Kevin Mccaughey, founder of Nonporous explains: “Like a lot of people from central America, most of my family is spread out over a handful of neighbouring Midwest states, specifically along Interstate 35. This meant countless farmland excursions in tandem with long-haul truckers. Fast-forward to being in graphic design studies with increasing visual sensitivity, trucking came back into my life as a source of visual energy. Loud, valiant graphics and bureaucratic codes that embellish cabs and containers are equal parts stunning and terrifying while passing the 18-wheeler on a two-lane interstate.”
In the first issue of Lifeblood there’s written and visual stories from truckers “pulled from printed matter and drowsy trucker forums”. There’s also personal experiences shared from the team, photos from on the road and another visual series from photographer and Nonporous’ friend Richard Anderson.

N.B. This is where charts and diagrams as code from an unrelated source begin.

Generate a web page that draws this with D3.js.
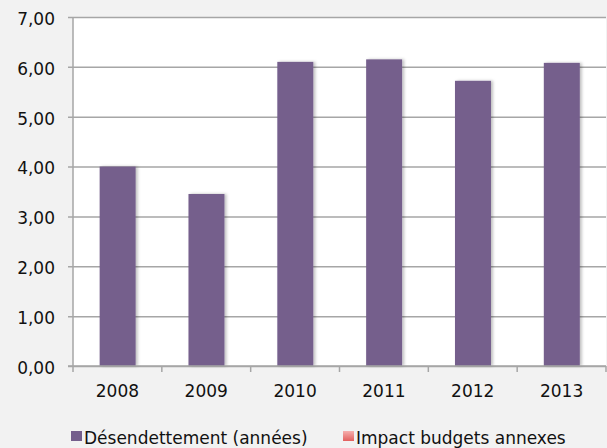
<!DOCTYPE html>
<html>
<head>
<meta charset="utf-8">
<script src="https://cdn.jsdelivr.net/npm/d3@7"></script>
<style>
  body { margin: 0; background: #f2f2f2; }
  text { font-family: "DejaVu Sans", sans-serif; fill: #111; }
</style>
</head>
<body>
<svg id="figure"></svg>
<script>
// data
const years = ["2008", "2009", "2010", "2011", "2012", "2013"];
const desendettement = [4.00, 3.45, 6.10, 6.15, 5.72, 6.08];
const yTicks = [0, 1, 2, 3, 4, 5, 6, 7];
const legendNames = ["Désendettement (années)", "Impact budgets annexes"];

const W = 607, H = 448;
const margin = {top: 17, right: 1, bottom: 82, left: 73};
const width = W - margin.left - margin.right;
const height = H - margin.top - margin.bottom;

const svg = d3.select("#figure").attr("width", W).attr("height", H);

const defs = svg.append("defs");
const grad = defs.append("linearGradient").attr("id", "pink")
    .attr("x1", 0).attr("y1", 0).attr("x2", 0).attr("y2", 1);
grad.append("stop").attr("offset", "0%").attr("stop-color", "#f6b0ae");
grad.append("stop").attr("offset", "100%").attr("stop-color", "#e2605e");

const shadow = defs.append("filter").attr("id", "shadow")
    .attr("x", "-20%").attr("y", "-5%").attr("width", "150%").attr("height", "110%");
shadow.append("feDropShadow").attr("dx", 2).attr("dy", 0).attr("stdDeviation", 1.5)
    .attr("flood-color", "#000").attr("flood-opacity", 0.25);

const g = svg.append("g").attr("transform", `translate(${margin.left},${margin.top})`);

const x = d3.scaleBand().domain(years).range([0, width]);
const y = d3.scaleLinear().domain([0, 7]).range([height, 0]);

// plot area
g.append("rect").attr("width", width).attr("height", height).attr("fill", "#fff");

// gridlines + y axis
const yAxis = g.append("g")
    .call(d3.axisLeft(y).tickValues(yTicks).tickSize(-width).tickPadding(18)
        .tickFormat(d => d3.format(".2f")(d).replace(".", ",")));
yAxis.select(".domain").remove();
yAxis.selectAll(".tick line").attr("stroke", "#a6a6a6").attr("stroke-width", 1.5)
    .attr("x1", -5);
yAxis.selectAll(".tick text").attr("font-size", 17).attr("dy", "0.43em")
    .attr("font-family", "DejaVu Sans").attr("fill", "#111");

g.append("line").attr("x1", 0).attr("x2", 0).attr("y1", 0).attr("y2", height)
    .attr("stroke", "#a6a6a6").attr("stroke-width", 1.5);

// bars
g.selectAll("rect.bar").data(desendettement).enter().append("rect")
    .attr("class", "bar")
    .attr("x", (d, i) => x(years[i]) + x.bandwidth() * 0.3)
    .attr("width", x.bandwidth() * 0.405)
    .attr("y", d => y(d))
    .attr("height", d => height - y(d))
    .attr("fill", "#745e8c")
    .attr("filter", "url(#shadow)");

// x axis with ticks at category boundaries
const xAxis = g.append("g").attr("transform", `translate(0,${height})`);
xAxis.append("line").attr("x1", -5).attr("x2", width).attr("stroke", "#a6a6a6").attr("stroke-width", 1.5);
const bounds = years.map(d => x(d)).concat([width]);
xAxis.selectAll("line.tk").data(bounds).enter().append("line").attr("class", "tk")
    .attr("x1", d => d).attr("x2", d => d).attr("y1", 0).attr("y2", 6)
    .attr("stroke", "#a6a6a6").attr("stroke-width", 1.5);
xAxis.selectAll("text").data(years).enter().append("text")
    .attr("x", d => x(d) + x.bandwidth() / 2)
    .attr("y", 31)
    .attr("text-anchor", "middle")
    .attr("font-size", 17)
    .text(d => d);

// legend
const legendX = [71, 343];
const legendFill = ["#745e8c", "url(#pink)"];
const legend = svg.append("g");
legendNames.forEach((name, i) => {
  legend.append("rect").attr("x", legendX[i]).attr("y", 431)
      .attr("width", 11).attr("height", 10).attr("fill", legendFill[i]);
  legend.append("text").attr("x", legendX[i] + 13).attr("y", 444)
      .attr("font-size", 17).text(name);
});
</script>
</body>
</html>
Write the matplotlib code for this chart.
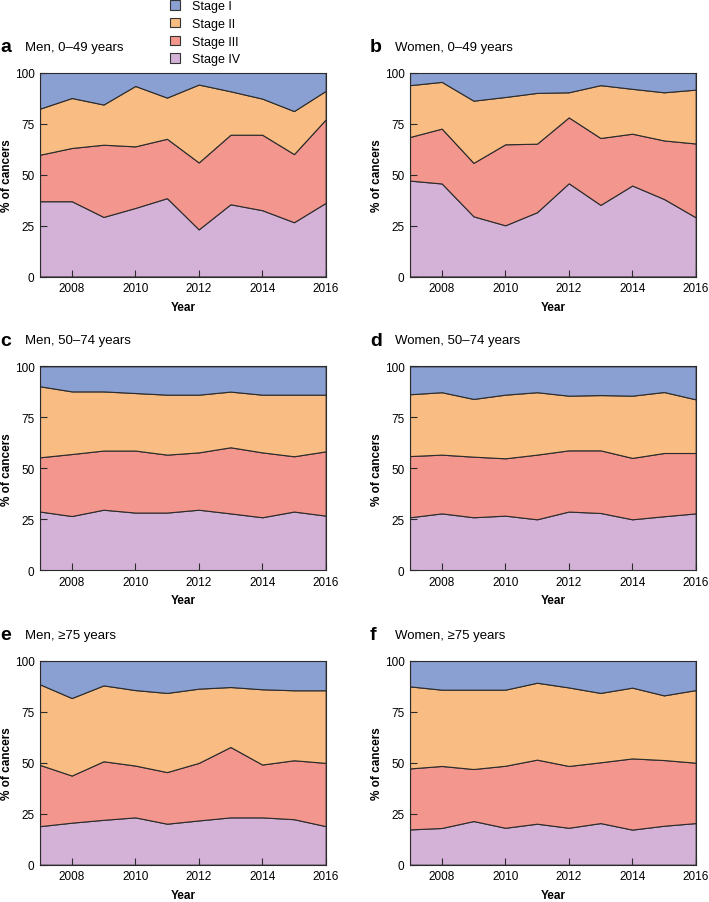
import matplotlib
matplotlib.use("Agg")
import matplotlib.pyplot as plt
from matplotlib.patches import Patch

plt.rcParams.update({"font.family": ["Liberation Sans", "DejaVu Sans"], "font.size": 8.5})

years = [2007, 2008, 2009, 2010, 2011, 2012, 2013, 2014, 2015, 2016]
stage_names = ["Stage I", "Stage II", "Stage III", "Stage IV"]
stage_colors = ["#8AA0D2", "#F9BC82", "#F3968D", "#D4B2D8"]

# share of cancers (%) by stage, per panel
men_0_49_iv = [36.9, 36.9, 29.2, 33.6, 38.4, 23.1, 35.4, 32.5, 26.6, 36.1]
men_0_49_iii = [22.8, 26.1, 35.4, 30.2, 29.1, 32.8, 34.1, 37.0, 33.4, 40.9]
men_0_49_ii = [22.6, 24.5, 19.7, 29.6, 20.2, 38.2, 21.3, 17.7, 21.1, 14.0]
men_0_49_i = [17.7, 12.5, 15.7, 6.6, 12.3, 5.9, 9.2, 12.8, 18.9, 9.0]

women_0_49_iv = [47.0, 45.6, 29.5, 25.1, 31.5, 45.7, 35.1, 44.6, 38.0, 29.0]
women_0_49_iii = [21.4, 26.9, 26.2, 39.7, 33.6, 32.3, 32.8, 25.4, 28.7, 36.2]
women_0_49_ii = [25.4, 22.9, 30.5, 23.2, 24.9, 12.3, 25.9, 22.0, 23.6, 26.4]
women_0_49_i = [6.2, 4.6, 13.8, 12.0, 10.0, 9.7, 6.2, 8.0, 9.7, 8.4]

men_50_74_iv = [28.8, 26.6, 29.7, 28.3, 28.3, 29.7, 27.9, 26.0, 28.8, 26.8]
men_50_74_iii = [26.6, 30.4, 29.0, 30.4, 28.4, 28.1, 32.4, 31.8, 27.1, 31.5]
men_50_74_ii = [34.8, 30.7, 29.0, 28.2, 29.4, 28.3, 27.3, 28.3, 30.2, 27.8]
men_50_74_i = [9.8, 12.3, 12.3, 13.1, 13.9, 13.9, 12.4, 13.9, 13.9, 13.9]

women_50_74_iv = [26.0, 27.9, 26.0, 26.8, 25.0, 28.8, 28.1, 25.0, 26.5, 27.9]
women_50_74_iii = [30.0, 28.8, 29.7, 28.1, 31.7, 30.0, 30.7, 30.1, 31.0, 29.6]
women_50_74_ii = [30.3, 30.6, 28.3, 31.2, 30.6, 26.8, 27.1, 30.5, 29.9, 26.3]
women_50_74_i = [13.7, 12.7, 16.0, 13.9, 12.7, 14.4, 14.1, 14.4, 12.6, 16.2]

men_75_iv = [18.9, 20.6, 22.0, 23.2, 20.1, 21.7, 23.2, 23.2, 22.3, 18.9]
men_75_iii = [30.0, 23.1, 28.7, 25.4, 25.3, 28.2, 34.5, 25.9, 28.9, 31.0]
men_75_ii = [39.5, 38.0, 37.2, 37.0, 38.8, 36.4, 29.4, 36.9, 34.3, 35.6]
men_75_i = [11.6, 18.3, 12.1, 14.4, 15.8, 13.7, 12.9, 14.0, 14.5, 14.5]

women_75_iv = [17.3, 18.0, 21.4, 18.1, 20.1, 18.1, 20.4, 17.2, 19.1, 20.4]
women_75_iii = [29.9, 30.4, 25.5, 30.4, 31.4, 30.3, 29.8, 34.9, 32.2, 29.6]
women_75_ii = [40.2, 37.4, 38.9, 37.3, 37.7, 38.5, 34.0, 34.7, 31.7, 35.6]
women_75_i = [12.6, 14.2, 14.2, 14.2, 10.8, 13.1, 15.8, 13.2, 17.0, 14.4]

panels = [
    ("a", "Men, 0\u201349 years", [men_0_49_iv, men_0_49_iii, men_0_49_ii, men_0_49_i]),
    ("b", "Women, 0\u201349 years", [women_0_49_iv, women_0_49_iii, women_0_49_ii, women_0_49_i]),
    ("c", "Men, 50\u201374 years", [men_50_74_iv, men_50_74_iii, men_50_74_ii, men_50_74_i]),
    ("d", "Women, 50\u201374 years", [women_50_74_iv, women_50_74_iii, women_50_74_ii, women_50_74_i]),
    ("e", "Men, \u226575 years", [men_75_iv, men_75_iii, men_75_ii, men_75_i]),
    ("f", "Women, \u226575 years", [women_75_iv, women_75_iii, women_75_ii, women_75_i]),
]

W, H = 709, 903
fig = plt.figure(figsize=(W / 100, H / 100), dpi=100)

lefts = [40, 410]
tops = [73.5, 367.3, 661.7]
ax_w, ax_h = 285.7, 204
title_dy = 26

for k, (letter, title, series) in enumerate(panels):
    col, row = k % 2, k // 2
    x0, top = lefts[col], tops[row]
    ax = fig.add_axes([x0 / W, 1 - (top + ax_h) / H, ax_w / W, ax_h / H])
    # stack from Stage IV at bottom up to Stage I
    ax.stackplot(years, *series, colors=stage_colors[::-1],
                 edgecolor="#2b2b2b", linewidth=0.8)
    ax.set_xlim(2007, 2016)
    ax.set_ylim(0, 100)
    ax.set_xticks([2008, 2010, 2012, 2014, 2016])
    ax.set_yticks([0, 25, 50, 75, 100])
    ax.tick_params(direction="in", length=5, width=0.8, color="#2b2b2b", labelsize=8.5, pad=4)
    for s in ax.spines.values():
        s.set_color("#2b2b2b")
        s.set_linewidth(0.8)
    ax.set_ylabel("% of cancers", fontweight="bold", fontsize=8.5)
    ax.yaxis.set_label_coords(-0.095, 0.5)
    ax.set_xlabel("Year", fontweight="bold", fontsize=8.5)
    ax.xaxis.set_label_coords(0.5, -0.118)
    ax.set_zorder(1)
    fig.text((x0 - 40) / W, 1 - (top - title_dy) / H, letter,
             fontsize=14, fontweight="bold", va="center", ha="left")
    fig.text((x0 - 15) / W, 1 - (top - title_dy) / H, title,
             fontsize=9.5, va="center", ha="left")

handles = [Patch(facecolor=c, edgecolor="#333333", linewidth=0.8, label=n)
           for n, c in zip(stage_names, stage_colors)]
fig.legend(handles=handles, loc="upper left", bbox_to_anchor=(170 / W, 1.0 - 1 / H),
           frameon=False, fontsize=9, handlelength=0.8, handleheight=0.8,
           handletextpad=1.0, labelspacing=0.45, borderaxespad=0.0, borderpad=0.0)

fig.savefig("out.png", dpi=100)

Throughout the publication the studio uses Günter Gerhard Lange’s typeface Imago, an “unassuming sans from 1982 that holds tough and expressive characters, which come out nice in its Extra Bold setting”.
The team has also been inspired by old issues of Overdrive Magazine from the 1960s and 70s, which “capture the raw energy and spirit for the golden age of trucking”. Nonporous echoes this ethos by using blocky layouts, energetic type and cheap black and white printing, with the addition of “sparse but blazing” spot colour.
Kevin sees Lifeblood as giving the studio a platform to really explore trucking, its origins and its future. “Truckers are fascinating because of their thankless and also stigmatised role in US culture. The claim that ‘automation could replace 1.7 million American truckers in the next decade’ is an alarm to preserve its visual contributions but also to initiate an important enquiry by visiting its histories, issues and myth,” he explains. “As one digs into trucking, one can see how it has shaped the world we live in today.”